#### What you should do
Gather up the lines that contain "with".

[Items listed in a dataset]
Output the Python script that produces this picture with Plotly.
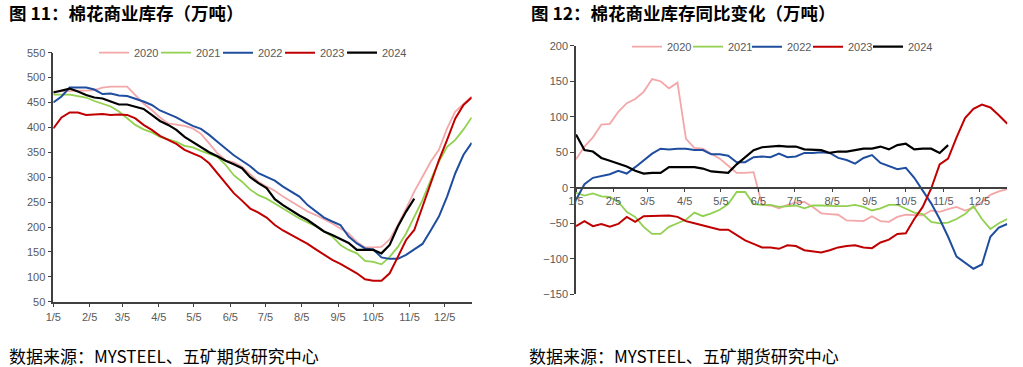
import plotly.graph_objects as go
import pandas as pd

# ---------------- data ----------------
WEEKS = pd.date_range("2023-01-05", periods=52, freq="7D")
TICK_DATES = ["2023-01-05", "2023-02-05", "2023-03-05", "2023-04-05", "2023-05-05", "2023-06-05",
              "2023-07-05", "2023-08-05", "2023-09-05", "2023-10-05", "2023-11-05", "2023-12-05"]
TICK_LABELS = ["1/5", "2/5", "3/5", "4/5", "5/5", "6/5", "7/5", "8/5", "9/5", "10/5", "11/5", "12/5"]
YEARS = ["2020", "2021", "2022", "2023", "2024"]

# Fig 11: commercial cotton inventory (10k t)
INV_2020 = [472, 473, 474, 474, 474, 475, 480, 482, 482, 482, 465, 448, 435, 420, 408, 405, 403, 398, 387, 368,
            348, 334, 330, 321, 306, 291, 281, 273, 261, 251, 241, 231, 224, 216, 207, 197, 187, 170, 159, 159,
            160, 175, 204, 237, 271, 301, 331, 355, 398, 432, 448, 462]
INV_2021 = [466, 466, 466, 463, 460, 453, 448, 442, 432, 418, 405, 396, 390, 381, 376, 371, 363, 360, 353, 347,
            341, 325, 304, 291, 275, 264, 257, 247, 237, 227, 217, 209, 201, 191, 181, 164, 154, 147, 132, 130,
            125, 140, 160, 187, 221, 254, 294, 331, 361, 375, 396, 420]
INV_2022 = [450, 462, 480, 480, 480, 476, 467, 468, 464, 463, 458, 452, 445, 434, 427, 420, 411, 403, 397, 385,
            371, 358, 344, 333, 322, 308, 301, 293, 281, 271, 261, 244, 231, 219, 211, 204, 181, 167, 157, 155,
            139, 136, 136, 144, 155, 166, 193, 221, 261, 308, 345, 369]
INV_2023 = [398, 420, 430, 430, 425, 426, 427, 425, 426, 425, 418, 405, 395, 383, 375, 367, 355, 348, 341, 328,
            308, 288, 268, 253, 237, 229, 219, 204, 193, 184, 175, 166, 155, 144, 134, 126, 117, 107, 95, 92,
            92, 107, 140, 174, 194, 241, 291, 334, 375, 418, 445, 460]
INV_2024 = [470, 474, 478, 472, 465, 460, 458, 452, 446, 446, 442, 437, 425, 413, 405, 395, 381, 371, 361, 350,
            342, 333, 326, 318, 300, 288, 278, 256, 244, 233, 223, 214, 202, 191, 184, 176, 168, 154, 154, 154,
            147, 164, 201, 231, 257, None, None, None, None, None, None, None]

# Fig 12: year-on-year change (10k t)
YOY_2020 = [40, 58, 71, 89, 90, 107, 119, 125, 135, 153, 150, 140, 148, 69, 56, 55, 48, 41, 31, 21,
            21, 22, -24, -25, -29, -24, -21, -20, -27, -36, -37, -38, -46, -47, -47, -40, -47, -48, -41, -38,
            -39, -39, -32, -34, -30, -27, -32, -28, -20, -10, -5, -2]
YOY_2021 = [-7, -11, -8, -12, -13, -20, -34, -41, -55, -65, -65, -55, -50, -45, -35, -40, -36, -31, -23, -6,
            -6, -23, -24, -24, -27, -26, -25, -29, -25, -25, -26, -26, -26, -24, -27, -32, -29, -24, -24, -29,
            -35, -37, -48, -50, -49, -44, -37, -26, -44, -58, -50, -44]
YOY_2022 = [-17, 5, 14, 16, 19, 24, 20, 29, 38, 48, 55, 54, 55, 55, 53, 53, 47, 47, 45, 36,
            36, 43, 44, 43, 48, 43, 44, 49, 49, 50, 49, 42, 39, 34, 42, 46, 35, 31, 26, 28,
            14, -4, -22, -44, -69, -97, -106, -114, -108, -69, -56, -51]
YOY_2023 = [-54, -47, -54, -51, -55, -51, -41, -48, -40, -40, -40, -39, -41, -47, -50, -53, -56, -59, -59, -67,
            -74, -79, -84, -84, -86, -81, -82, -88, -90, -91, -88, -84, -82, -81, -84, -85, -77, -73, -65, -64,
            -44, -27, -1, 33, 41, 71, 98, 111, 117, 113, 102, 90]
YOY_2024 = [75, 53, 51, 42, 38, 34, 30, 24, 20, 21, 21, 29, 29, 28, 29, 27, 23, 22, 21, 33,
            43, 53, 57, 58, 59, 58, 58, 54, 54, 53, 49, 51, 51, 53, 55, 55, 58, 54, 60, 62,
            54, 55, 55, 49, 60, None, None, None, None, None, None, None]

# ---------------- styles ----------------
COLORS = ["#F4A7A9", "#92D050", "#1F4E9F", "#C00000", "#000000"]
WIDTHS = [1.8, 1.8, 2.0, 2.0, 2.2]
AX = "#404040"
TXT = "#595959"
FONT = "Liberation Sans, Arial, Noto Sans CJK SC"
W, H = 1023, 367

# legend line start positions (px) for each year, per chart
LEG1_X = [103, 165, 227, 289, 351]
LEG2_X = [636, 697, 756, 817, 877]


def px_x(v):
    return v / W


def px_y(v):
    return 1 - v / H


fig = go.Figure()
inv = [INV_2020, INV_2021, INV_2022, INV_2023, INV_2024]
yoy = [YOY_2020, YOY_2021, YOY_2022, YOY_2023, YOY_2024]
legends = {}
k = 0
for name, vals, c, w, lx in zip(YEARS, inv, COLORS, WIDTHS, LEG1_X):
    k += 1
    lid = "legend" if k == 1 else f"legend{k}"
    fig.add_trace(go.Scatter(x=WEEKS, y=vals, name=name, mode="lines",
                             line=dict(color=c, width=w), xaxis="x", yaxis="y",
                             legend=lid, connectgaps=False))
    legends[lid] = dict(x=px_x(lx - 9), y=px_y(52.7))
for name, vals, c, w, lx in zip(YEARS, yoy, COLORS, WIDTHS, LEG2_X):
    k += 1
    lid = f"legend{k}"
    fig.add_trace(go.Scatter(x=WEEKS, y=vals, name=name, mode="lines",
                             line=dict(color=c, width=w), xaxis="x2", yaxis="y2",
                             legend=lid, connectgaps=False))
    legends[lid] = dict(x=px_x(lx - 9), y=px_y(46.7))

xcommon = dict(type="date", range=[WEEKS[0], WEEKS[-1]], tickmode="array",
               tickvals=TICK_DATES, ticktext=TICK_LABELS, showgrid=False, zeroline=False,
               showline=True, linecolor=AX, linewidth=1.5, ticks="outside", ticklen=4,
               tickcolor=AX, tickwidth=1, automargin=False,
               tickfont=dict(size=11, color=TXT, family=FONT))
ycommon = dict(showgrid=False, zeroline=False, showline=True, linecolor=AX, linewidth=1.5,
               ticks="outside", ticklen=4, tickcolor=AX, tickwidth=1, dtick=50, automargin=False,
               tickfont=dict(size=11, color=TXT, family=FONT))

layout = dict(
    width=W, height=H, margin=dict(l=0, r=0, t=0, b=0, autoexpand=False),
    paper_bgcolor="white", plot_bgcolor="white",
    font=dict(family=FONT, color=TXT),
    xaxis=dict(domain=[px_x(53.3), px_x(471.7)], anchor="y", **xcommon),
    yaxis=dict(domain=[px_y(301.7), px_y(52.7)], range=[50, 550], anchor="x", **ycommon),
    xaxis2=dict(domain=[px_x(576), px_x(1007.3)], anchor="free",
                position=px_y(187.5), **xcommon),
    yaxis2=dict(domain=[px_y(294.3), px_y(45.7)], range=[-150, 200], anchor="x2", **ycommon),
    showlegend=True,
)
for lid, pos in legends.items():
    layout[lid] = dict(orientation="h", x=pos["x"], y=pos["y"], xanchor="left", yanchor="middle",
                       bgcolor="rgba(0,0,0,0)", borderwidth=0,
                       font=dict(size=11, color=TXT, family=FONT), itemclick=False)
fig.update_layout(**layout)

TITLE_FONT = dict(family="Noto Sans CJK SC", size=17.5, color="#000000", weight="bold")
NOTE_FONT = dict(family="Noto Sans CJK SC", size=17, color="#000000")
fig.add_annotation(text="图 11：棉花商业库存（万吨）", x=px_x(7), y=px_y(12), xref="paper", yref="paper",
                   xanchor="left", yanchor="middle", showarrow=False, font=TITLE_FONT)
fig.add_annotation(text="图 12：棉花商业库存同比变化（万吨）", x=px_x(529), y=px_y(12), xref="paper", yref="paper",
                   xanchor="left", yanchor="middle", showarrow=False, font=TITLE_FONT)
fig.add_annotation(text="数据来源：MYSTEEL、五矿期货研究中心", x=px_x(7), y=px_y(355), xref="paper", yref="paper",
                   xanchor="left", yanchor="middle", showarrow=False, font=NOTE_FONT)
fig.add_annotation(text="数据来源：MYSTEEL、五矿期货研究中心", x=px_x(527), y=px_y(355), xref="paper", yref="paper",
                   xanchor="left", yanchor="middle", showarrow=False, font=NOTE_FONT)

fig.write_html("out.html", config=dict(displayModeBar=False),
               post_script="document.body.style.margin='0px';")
---
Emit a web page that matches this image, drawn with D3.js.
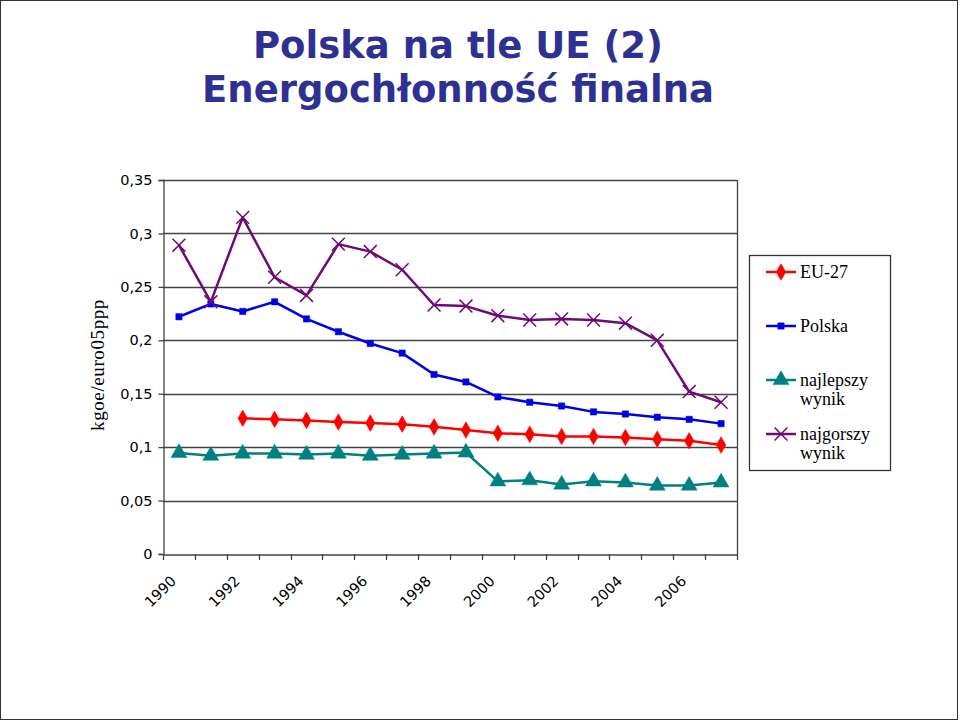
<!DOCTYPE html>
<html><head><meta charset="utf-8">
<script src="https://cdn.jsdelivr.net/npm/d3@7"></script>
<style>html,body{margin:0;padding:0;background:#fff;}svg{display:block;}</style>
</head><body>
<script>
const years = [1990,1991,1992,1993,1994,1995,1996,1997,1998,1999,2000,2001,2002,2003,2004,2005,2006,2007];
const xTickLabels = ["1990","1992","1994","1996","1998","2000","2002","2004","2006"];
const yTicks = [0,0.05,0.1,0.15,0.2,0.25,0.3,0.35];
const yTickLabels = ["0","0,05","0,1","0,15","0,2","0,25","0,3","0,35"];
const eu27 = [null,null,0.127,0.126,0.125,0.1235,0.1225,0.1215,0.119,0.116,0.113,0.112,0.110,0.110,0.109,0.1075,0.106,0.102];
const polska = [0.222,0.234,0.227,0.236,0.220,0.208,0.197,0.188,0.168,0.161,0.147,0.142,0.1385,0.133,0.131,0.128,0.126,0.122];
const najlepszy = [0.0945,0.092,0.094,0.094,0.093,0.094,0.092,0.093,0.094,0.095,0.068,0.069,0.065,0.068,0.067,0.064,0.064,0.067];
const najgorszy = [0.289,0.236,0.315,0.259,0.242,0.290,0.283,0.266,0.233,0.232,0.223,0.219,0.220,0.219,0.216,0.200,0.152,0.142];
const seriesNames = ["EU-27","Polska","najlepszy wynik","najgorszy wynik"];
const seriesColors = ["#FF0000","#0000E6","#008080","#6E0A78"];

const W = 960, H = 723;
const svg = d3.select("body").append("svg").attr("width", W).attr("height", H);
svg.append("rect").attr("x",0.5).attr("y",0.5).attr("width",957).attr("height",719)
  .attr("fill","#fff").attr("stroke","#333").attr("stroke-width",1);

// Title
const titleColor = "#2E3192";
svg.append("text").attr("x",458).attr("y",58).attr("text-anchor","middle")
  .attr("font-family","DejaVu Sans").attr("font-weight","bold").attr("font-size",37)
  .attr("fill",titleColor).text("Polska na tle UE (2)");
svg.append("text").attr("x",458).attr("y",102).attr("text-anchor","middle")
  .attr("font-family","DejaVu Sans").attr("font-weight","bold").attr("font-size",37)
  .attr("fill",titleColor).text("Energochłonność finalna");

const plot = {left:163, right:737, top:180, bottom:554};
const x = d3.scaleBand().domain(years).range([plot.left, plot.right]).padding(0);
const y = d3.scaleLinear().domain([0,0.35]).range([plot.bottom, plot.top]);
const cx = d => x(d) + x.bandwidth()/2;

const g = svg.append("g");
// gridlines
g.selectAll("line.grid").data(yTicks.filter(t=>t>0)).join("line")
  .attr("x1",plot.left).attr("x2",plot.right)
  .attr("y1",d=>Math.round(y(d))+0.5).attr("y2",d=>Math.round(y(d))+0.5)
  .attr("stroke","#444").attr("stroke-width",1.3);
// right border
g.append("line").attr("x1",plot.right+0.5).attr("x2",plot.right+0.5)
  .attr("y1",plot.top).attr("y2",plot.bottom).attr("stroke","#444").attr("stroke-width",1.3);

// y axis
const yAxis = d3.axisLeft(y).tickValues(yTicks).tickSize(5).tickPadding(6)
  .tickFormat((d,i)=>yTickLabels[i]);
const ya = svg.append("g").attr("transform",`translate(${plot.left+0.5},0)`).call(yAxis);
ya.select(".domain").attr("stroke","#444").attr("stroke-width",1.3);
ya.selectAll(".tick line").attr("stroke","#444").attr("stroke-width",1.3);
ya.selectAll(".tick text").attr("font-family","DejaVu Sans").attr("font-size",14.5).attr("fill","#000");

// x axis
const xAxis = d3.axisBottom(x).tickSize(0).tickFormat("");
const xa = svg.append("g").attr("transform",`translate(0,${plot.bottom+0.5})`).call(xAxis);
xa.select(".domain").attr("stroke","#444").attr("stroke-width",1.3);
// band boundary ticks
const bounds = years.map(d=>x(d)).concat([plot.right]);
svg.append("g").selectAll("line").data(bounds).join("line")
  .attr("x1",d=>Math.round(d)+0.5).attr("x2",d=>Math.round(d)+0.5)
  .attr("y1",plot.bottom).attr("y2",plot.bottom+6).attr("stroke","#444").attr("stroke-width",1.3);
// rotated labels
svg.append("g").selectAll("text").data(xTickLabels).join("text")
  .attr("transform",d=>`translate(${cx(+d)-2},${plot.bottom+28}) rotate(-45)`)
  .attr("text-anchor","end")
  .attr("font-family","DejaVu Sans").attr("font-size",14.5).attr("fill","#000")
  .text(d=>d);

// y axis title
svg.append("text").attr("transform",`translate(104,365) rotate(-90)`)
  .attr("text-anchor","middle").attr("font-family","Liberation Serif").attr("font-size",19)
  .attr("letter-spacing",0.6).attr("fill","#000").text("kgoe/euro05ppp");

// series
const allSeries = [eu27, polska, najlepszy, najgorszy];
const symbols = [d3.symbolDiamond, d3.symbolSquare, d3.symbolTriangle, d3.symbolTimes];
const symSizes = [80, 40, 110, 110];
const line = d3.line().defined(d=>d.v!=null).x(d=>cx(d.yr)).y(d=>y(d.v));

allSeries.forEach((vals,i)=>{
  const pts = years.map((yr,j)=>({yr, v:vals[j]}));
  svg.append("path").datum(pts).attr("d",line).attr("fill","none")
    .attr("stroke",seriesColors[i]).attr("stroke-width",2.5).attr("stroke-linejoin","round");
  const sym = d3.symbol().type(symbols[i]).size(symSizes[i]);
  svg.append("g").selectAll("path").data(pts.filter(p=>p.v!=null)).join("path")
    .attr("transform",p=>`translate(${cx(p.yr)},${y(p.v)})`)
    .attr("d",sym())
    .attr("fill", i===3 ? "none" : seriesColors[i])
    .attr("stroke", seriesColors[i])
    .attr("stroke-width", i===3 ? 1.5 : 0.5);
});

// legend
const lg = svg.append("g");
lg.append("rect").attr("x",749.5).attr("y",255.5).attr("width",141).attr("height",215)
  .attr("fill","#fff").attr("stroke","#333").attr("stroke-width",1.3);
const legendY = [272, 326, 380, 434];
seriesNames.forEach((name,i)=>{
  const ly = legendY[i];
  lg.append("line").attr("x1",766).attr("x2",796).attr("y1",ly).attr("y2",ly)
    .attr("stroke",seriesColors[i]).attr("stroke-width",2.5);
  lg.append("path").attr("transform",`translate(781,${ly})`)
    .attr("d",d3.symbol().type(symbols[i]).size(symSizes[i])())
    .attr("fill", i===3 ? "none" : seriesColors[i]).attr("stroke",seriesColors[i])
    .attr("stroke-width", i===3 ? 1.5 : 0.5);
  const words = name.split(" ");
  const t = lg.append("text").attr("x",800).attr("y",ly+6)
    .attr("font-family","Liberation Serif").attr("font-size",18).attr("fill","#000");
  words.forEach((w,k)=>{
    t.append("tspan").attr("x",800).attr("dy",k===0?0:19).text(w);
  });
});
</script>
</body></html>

#### Solution to this problem
Output the Python script that produces this picture with Plotly.
Emit a web page that matches this image, drawn with D3.js.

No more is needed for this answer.